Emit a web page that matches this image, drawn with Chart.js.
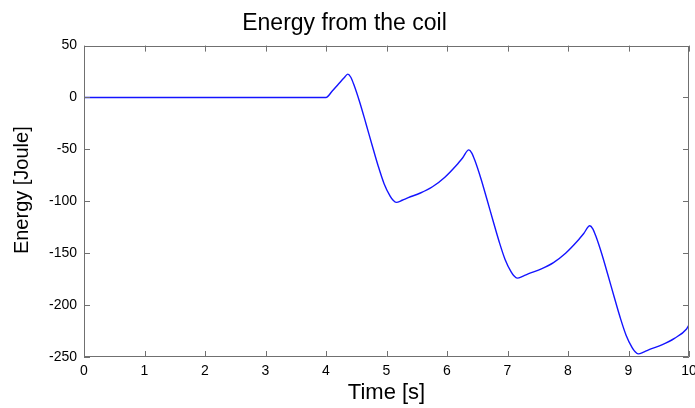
<!DOCTYPE html>
<html>
<head>
<meta charset="utf-8">
<script src="https://cdn.jsdelivr.net/npm/chart.js@4"></script>
<style>
html,body{margin:0;padding:0;background:#fff;}
canvas{display:block;}
</style>
</head>
<body>
<canvas id="c" width="695" height="408"></canvas>
<script>
// Data
const times = [0, 4.0, 4.1, 4.2, 4.3, 4.36, 4.41, 4.46, 4.56, 4.66, 4.76, 4.86, 4.96, 5.06, 5.11, 5.16,
  5.26, 5.36, 5.56, 5.76, 5.96, 6.16, 6.26, 6.36,
  6.41, 6.46, 6.56, 6.66, 6.76, 6.86, 6.96, 7.06, 7.11, 7.16,
  7.26, 7.36, 7.56, 7.76, 7.96, 8.16, 8.26, 8.36,
  8.41, 8.46, 8.56, 8.66, 8.76, 8.86, 8.96, 9.06, 9.11, 9.16,
  9.26, 9.36, 9.56, 9.76, 9.96, 10];
const energy = [0, 0, 6, 12.5, 19, 22.5, 19.5, 12.5, -5, -25, -45.5, -65.5, -83, -95, -99, -101,
  -99, -96.5, -92, -86, -77, -65, -58, -50.5,
  -53.5, -60.5, -78, -98, -118.5, -138.5, -156, -168, -172, -174,
  -172, -169.5, -165, -159, -150, -138, -131, -123.5,
  -126.5, -133.5, -151, -171, -191.5, -211.5, -229, -241, -245, -247,
  -245, -242.5, -238, -232, -223, -219];
const xTicks = [0, 1, 2, 3, 4, 5, 6, 7, 8, 9, 10];
const yTicks = [-250, -200, -150, -100, -50, 0, 50];
const titleText = 'Energy from the coil';
const xLabel = 'Time [s]';
const yLabel = 'Energy [Joule]';

const points = times.map((t, i) => ({x: t, y: energy[i]}));
const FONT = "'Liberation Sans', Arial, Helvetica, sans-serif";
const AXIS_COLOR = '#707070';

const boxTicks = {
  id: 'boxTicks',
  afterDraw(chart) {
    const {ctx, chartArea: a, scales} = chart;
    const L = 6;
    ctx.save();
    ctx.strokeStyle = AXIS_COLOR;
    ctx.lineWidth = 1;
    ctx.beginPath();
    ctx.rect(Math.round(a.left) + 0.5, Math.round(a.top) + 0.5,
             Math.round(a.right - a.left) - 1, Math.round(a.bottom - a.top) - 1);
    scales.x.ticks.forEach(t => {
      const px = Math.round(scales.x.getPixelForValue(t.value)) + 0.5;
      ctx.moveTo(px, a.bottom); ctx.lineTo(px, a.bottom - L);
      ctx.moveTo(px, a.top); ctx.lineTo(px, a.top + L);
    });
    scales.y.ticks.forEach(t => {
      const py = Math.round(scales.y.getPixelForValue(t.value)) + 0.5;
      ctx.moveTo(a.left, py); ctx.lineTo(a.left + L, py);
      ctx.moveTo(a.right, py); ctx.lineTo(a.right - L, py);
    });
    ctx.stroke();
    ctx.restore();
  }
};

new Chart(document.getElementById('c'), {
  type: 'line',
  data: {
    datasets: [{
      data: points,
      borderColor: '#1414ff',
      borderWidth: 1.4,
      pointRadius: 0,
      fill: false,
      cubicInterpolationMode: 'monotone'
    }]
  },
  options: {
    responsive: false,
    animation: false,
    devicePixelRatio: 1,
    layout: {padding: {left: 0, right: 6, top: 0, bottom: 0}},
    plugins: {
      legend: {display: false},
      tooltip: {enabled: false},
      title: {
        display: true,
        text: titleText,
        color: '#000',
        font: {family: FONT, size: 23, weight: 'normal'},
        padding: {top: 10, bottom: 8}
      }
    },
    scales: {
      x: {
        type: 'linear',
        min: 0, max: 10,
        afterBuildTicks(s) { s.ticks = xTicks.map(v => ({value: v})); },
        afterFit(s) { s.height = 51; s.paddingLeft = 0; s.paddingRight = 0; },
        grid: {display: false, drawTicks: false},
        border: {display: false},
        ticks: {
          color: '#000', font: {family: FONT, size: 14}, padding: 6,
          autoSkip: false, maxRotation: 0
        },
        title: {
          display: true, text: xLabel, color: '#000',
          font: {family: FONT, size: 22}, padding: {top: 2, bottom: 2}
        }
      },
      y: {
        type: 'linear',
        min: -250, max: 50,
        afterBuildTicks(s) { s.ticks = yTicks.map(v => ({value: v})); },
        afterFit(s) { s.width = 84; s.paddingTop = 0; s.paddingBottom = 0; },
        grid: {display: false, drawTicks: false},
        border: {display: false},
        ticks: {
          color: '#000', font: {family: FONT, size: 14}, padding: 7,
          autoSkip: false
        },
        title: {
          display: true, text: '    ' + yLabel, color: '#000',
          font: {family: FONT, size: 20}, padding: {top: 10, bottom: 2}
        }
      }
    }
  },
  plugins: [boxTicks]
});
</script>
</body>
</html>
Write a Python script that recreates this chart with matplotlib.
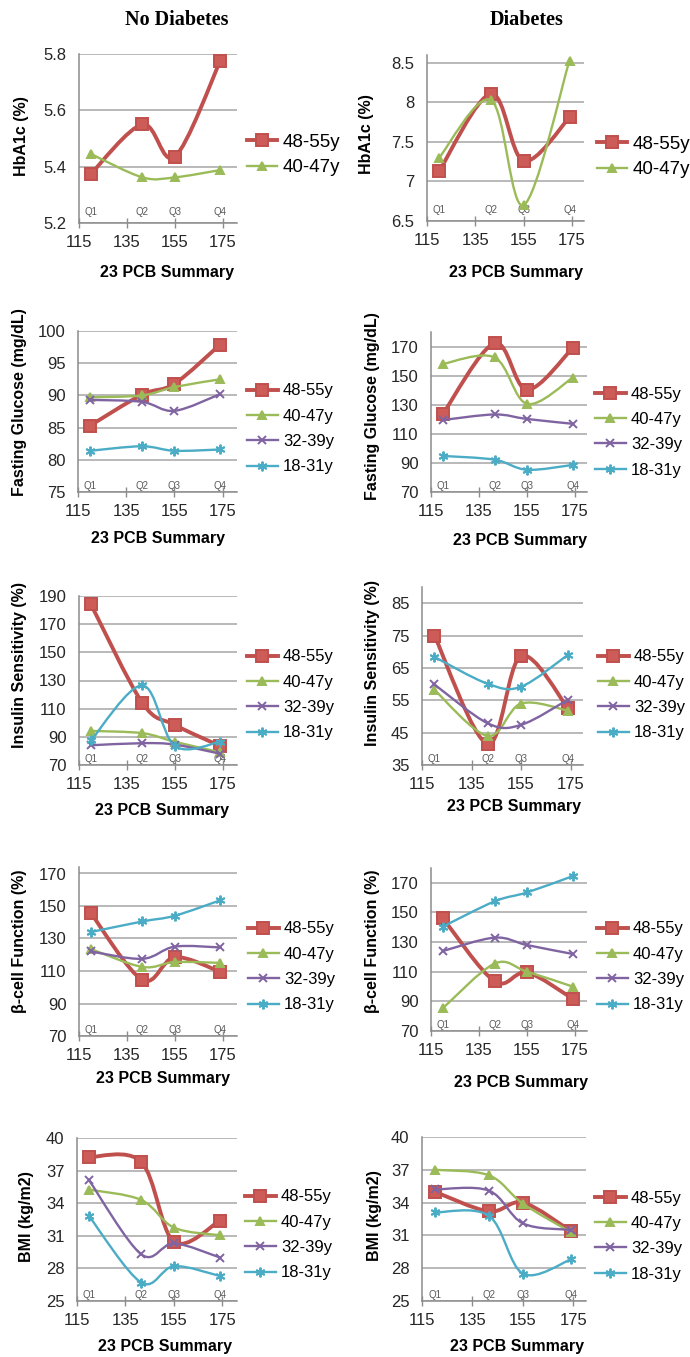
import matplotlib
matplotlib.use('Agg')
import matplotlib.pyplot as plt
import numpy as np
from matplotlib.path import Path
from matplotlib.patches import PathPatch
from matplotlib.lines import Line2D

plt.rcParams['font.family'] = ['Liberation Sans', 'DejaVu Sans']

W, H = 690, 1357

# data
pcb_x = [120, 141.5, 155, 174]
quartiles = ['Q1', 'Q2', 'Q3', 'Q4']
ages = ['48-55y', '40-47y', '32-39y', '18-31y']

hba1c_nd = [[5.375, 5.55, 5.435, 5.775], [5.445, 5.362, 5.362, 5.388]]
hba1c_d = [[7.13, 8.11, 7.26, 7.81], [7.30, 8.03, 6.70, 8.53]]
glucose_nd = [[85.3, 90.1, 91.8, 97.9], [89.7, 90.0, 91.3, 92.5],
              [89.3, 89.0, 87.6, 90.2], [81.4, 82.1, 81.4, 81.6]]
glucose_d = [[123.8, 172.3, 140.3, 168.9], [158.1, 162.5, 130.6, 148.5],
             [119.5, 123.3, 120.2, 116.9], [94.8, 92.2, 85.3, 88.6]]
insulin_nd = [[184, 114, 98.5, 83.5], [94.2, 92.6, 86.5, 79],
              [84, 85.5, 84.5, 78], [87.5, 126.5, 83.5, 86.5]]
insulin_d = [[75, 41.5, 68.7, 52.5], [58.2, 44, 54, 51.8],
             [59.9, 47.9, 47.4, 55.2], [68.4, 60.1, 59.2, 69.1]]
bcell_nd = [[145.5, 104.5, 118.5, 109.5], [123.5, 112.5, 115.5, 115],
            [122, 117.5, 125, 124.5], [134, 140.5, 144, 153.5]]
bcell_d = [[146, 103.5, 109.5, 91.8], [85.5, 115.5, 110, 100],
           [124, 133, 128, 122], [140.5, 157.5, 163.5, 174.5]]
bmi_nd = [[38.25, 37.8, 30.45, 32.4], [35.25, 34.3, 31.75, 31.05],
          [36.1, 29.3, 30.3, 29.0], [32.8, 26.7, 28.2, 27.3]]
bmi_d = [[35.0, 33.2, 34.0, 31.4], [37.0, 36.5, 33.9, 31.3],
         [35.2, 35.1, 32.1, 31.5], [33.1, 32.8, 27.5, 28.8]]

ylabels = ['HbA1c (%)', 'Fasting Glucose (mg/dL)', 'Insulin Sensitivity (%)',
           'β-cell Function (%)', 'BMI (kg/m2)']

# (data, yticks, ylim) per panel, row by row: left = no diabetes, right = diabetes
panels = [
    (hba1c_nd, [5.2, 5.4, 5.6, 5.8], (5.2, 5.8)),
    (hba1c_d, [6.5, 7, 7.5, 8, 8.5], (6.5, 8.6)),
    (glucose_nd, [75, 80, 85, 90, 95, 100], (75, 100)),
    (glucose_d, [70, 90, 110, 130, 150, 170], (70, 180)),
    (insulin_nd, [70, 90, 110, 130, 150, 170, 190], (70, 190)),
    (insulin_d, [35, 45, 55, 65, 75, 85], (35, 90)),
    (bcell_nd, [70, 90, 110, 130, 150, 170], (70, 174)),
    (bcell_d, [70, 90, 110, 130, 150, 170], (70, 180)),
    (bmi_nd, [25, 28, 31, 34, 37, 40], (25, 40)),
    (bmi_d, [25, 28, 31, 34, 37, 40], (25, 40)),
]

# layout in pixels
ax_rects = [(79, 54, 237, 223), (427, 55, 584, 221),
            (78, 331, 237, 492), (431, 332, 587, 492),
            (79, 596, 237, 765), (422, 587, 583, 765),
            (79, 867, 237, 1036), (431, 868, 587, 1031),
            (77, 1138, 237, 1301), (422, 1137, 586, 1301)]
leg_pos = [(247, 155), (597, 157), (247, 429), (595, 432), (247, 695),
           (598, 695), (248, 967), (597, 967), (245, 1235), (595, 1236)]
ylab_pos = [(22, 136), (367, 134), (20, 402), (373, 406), (20, 665),
            (372, 663), (20, 941), (372, 941), (27, 1217), (375, 1216)]
xlab_pos = [(167, 272), (516, 273), (158, 538), (520, 540), (162, 810),
            (514, 807), (163, 1078), (521, 1082), (165, 1347), (517, 1347)]

colors = ['#C0504D', '#9BBB59', '#8064A2', '#4BACC6']
markers = ['s', '^', 'x', (6, 2, 0)]
msizes = [8.5, 6, 6, 7]
lws = [2.8, 1.7, 1.7, 1.7]


def smooth_path(xs, ys):
    # excel-like smoothed line: cubic bezier through the points
    pts = np.column_stack([xs, ys]).astype(float)
    n = len(pts)
    verts = [pts[0]]
    codes = [Path.MOVETO]
    for i in range(n - 1):
        p0 = pts[max(i - 1, 0)]
        p1 = pts[i]
        p2 = pts[i + 1]
        p3 = pts[min(i + 2, n - 1)]
        verts += [p1 + (p2 - p0) / 6, p2 - (p3 - p1) / 6, p2]
        codes += [Path.CURVE4] * 3
    return Path(verts, codes)


fig = plt.figure(figsize=(W / 100, H / 100), dpi=100)

fig.text(177 / W, 1 - 20 / H, 'No Diabetes', family='Liberation Serif',
         weight='bold', fontsize=14.5, ha='center', va='center')
fig.text(527 / W, 1 - 20 / H, 'Diabetes', family='Liberation Serif',
         weight='bold', fontsize=14.5, ha='center', va='center')

for k, (data, yticks, ylim) in enumerate(panels):
    l, t, r, b = ax_rects[k]
    ax = fig.add_axes([l / W, 1 - b / H, (r - l) / W, (b - t) / H])
    row = k // 2
    ax.set_xlim(115, 181 if k % 2 == 0 else 180)
    ax.set_ylim(*ylim)
    ax.set_xticks([115, 135, 155, 175])
    ax.set_yticks(yticks)
    ax.set_yticklabels(['{:g}'.format(v) for v in yticks])
    ax.yaxis.grid(True, color='#a6a6a6', lw=1.1)
    ax.set_axisbelow(True)
    for s in ['top', 'right']:
        ax.spines[s].set_visible(False)
    for s in ['left', 'bottom']:
        ax.spines[s].set_color('#8c8c8c')
        ax.spines[s].set_linewidth(1.1)
    ax.tick_params(axis='x', direction='inout', length=7, width=1,
                   color='#8c8c8c', pad=5, labelsize=12, labelcolor='#262626')
    ax.tick_params(axis='y', length=0, pad=9, labelsize=12,
                   labelcolor='#262626')

    handles = []
    for i, ys in enumerate(data):
        ax.add_patch(PathPatch(smooth_path(pcb_x, ys), fill=False,
                               ec=colors[i], lw=lws[i], joinstyle='round',
                               capstyle='round', zorder=3 + i))
        mfc = colors[i] if i != 0 else '#CD5B57'
        ax.plot(pcb_x, ys, ls='none', marker=markers[i], ms=msizes[i],
                mfc=mfc, mec=colors[i], mew=1.4, zorder=3 + i, clip_on=False)
        handles.append(Line2D([], [], color=colors[i], lw=lws[i],
                              marker=markers[i], ms=msizes[i], mfc=mfc,
                              mec=colors[i], mew=1.4))

    qoff = 8 if row == 0 else 4
    for q, x in zip(quartiles, pcb_x):
        ax.annotate(q, (x, ylim[0]), xytext=(0, qoff),
                    textcoords='offset points', ha='center', va='center',
                    fontsize=7, color='#595959')

    lx, ly = leg_pos[k]
    fs = 13.5 if row == 0 else 12
    ax.legend(handles, ages[:len(data)], loc='center left',
              bbox_to_anchor=(lx / W, 1 - ly / H), bbox_transform=fig.transFigure,
              frameon=False, fontsize=fs, handlelength=1.6 if row == 0 else 1.85,
              handletextpad=0.3, labelspacing=0.45 if row == 0 else 0.62,
              borderpad=0, borderaxespad=0)

    yx, yy = ylab_pos[k]
    fig.text(yx / W, 1 - yy / H, ylabels[row], rotation=90, weight='bold',
             fontsize=11.5, ha='center', va='center')
    xx, xy = xlab_pos[k]
    fig.text(xx / W, 1 - xy / H, '23 PCB Summary', weight='bold',
             fontsize=11.5, ha='center', va='center')

fig.savefig('out.png', dpi=100)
########
### EXERCISE PROMPT
Give again, word for word, only the lines starting at the line with "Write a Python" and ending at the line with "from matplotlib.lines import Line2D", keeping both end lines; pictures stay out.

### EXPECTED ANSWER
Write a Python script that recreates this chart with matplotlib.
import matplotlib
matplotlib.use('Agg')
import matplotlib.pyplot as plt
import numpy as np
from matplotlib.path import Path
from matplotlib.patches import PathPatch
from matplotlib.lines import Line2D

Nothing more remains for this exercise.